Issue 62 | October 18, 2013 | Science in the Jungle!


When a student lives in a remote area on the mission field with unlikely access to textbooks (reaching the nearest town involves a many-hour drive through the jungle and then an airplane ride), how then can high school graduation be accomplished?  Resourceful people will find a way.  Read portions of a thought-provoking course description for a science course completed in the jungles of Borneo.


Science in the Jungle

Construction always involves a lot of problem-solving and creativity.  Working along side a mechanical mentor, the student was able to learn ways to build structures that would last.
The course was titled "Introduction to Engineering Science" and included these projects:

  • Prepare a fuel shed site for working.
  • Mixing concrete appropriately.
  • Chopping metal pipes with both chop saw and hand grinder with a cutting blade.
  • Drilling holes into a small sheet of metal to use for joining the 2-inch metal posts to a wooden rafter by using a press drill.
  • Bolting a 2x6 rafter of an adjoining shed to the 2-inch metal posts.
  • Lining up various posts to be level.
  • Fixing a broken deck of a riding mower.
  • Learning to use a welding-tool in the repair of metal.
  • Mounting a rack to the back of a flat bed truck.
  • Learning to use a hand drill, ax, stationary grinder, drill press, chop saw and determining which is best for each kind of task.
  • Making a retaining wall with three freshly felled logs to prevent soil erosion.
  • Fastening the logs onto a rack and tailgate securely with ropes.
  • Constructing supporting structures for the logs, once they were in place.

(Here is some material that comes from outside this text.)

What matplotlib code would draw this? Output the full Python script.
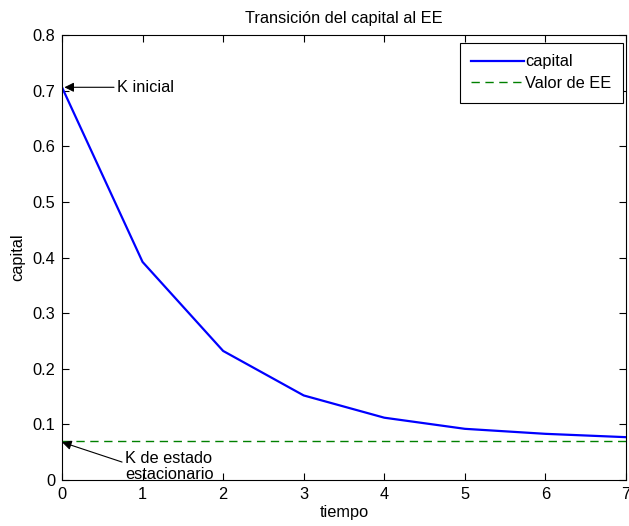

      The course description revealed so clearly the amount of thinking, creating and problem-solving that must have occurred during the completion of all those tasks.
Did the student get a SCIENCE education?   Scientific thinking involves

  1. Determing the question
  2. Proposing a hypothesis
  3. Testing the hypothesis
  4. Coming to a conclusion

"Science is a way of thinking much more than it is a body of knowledge."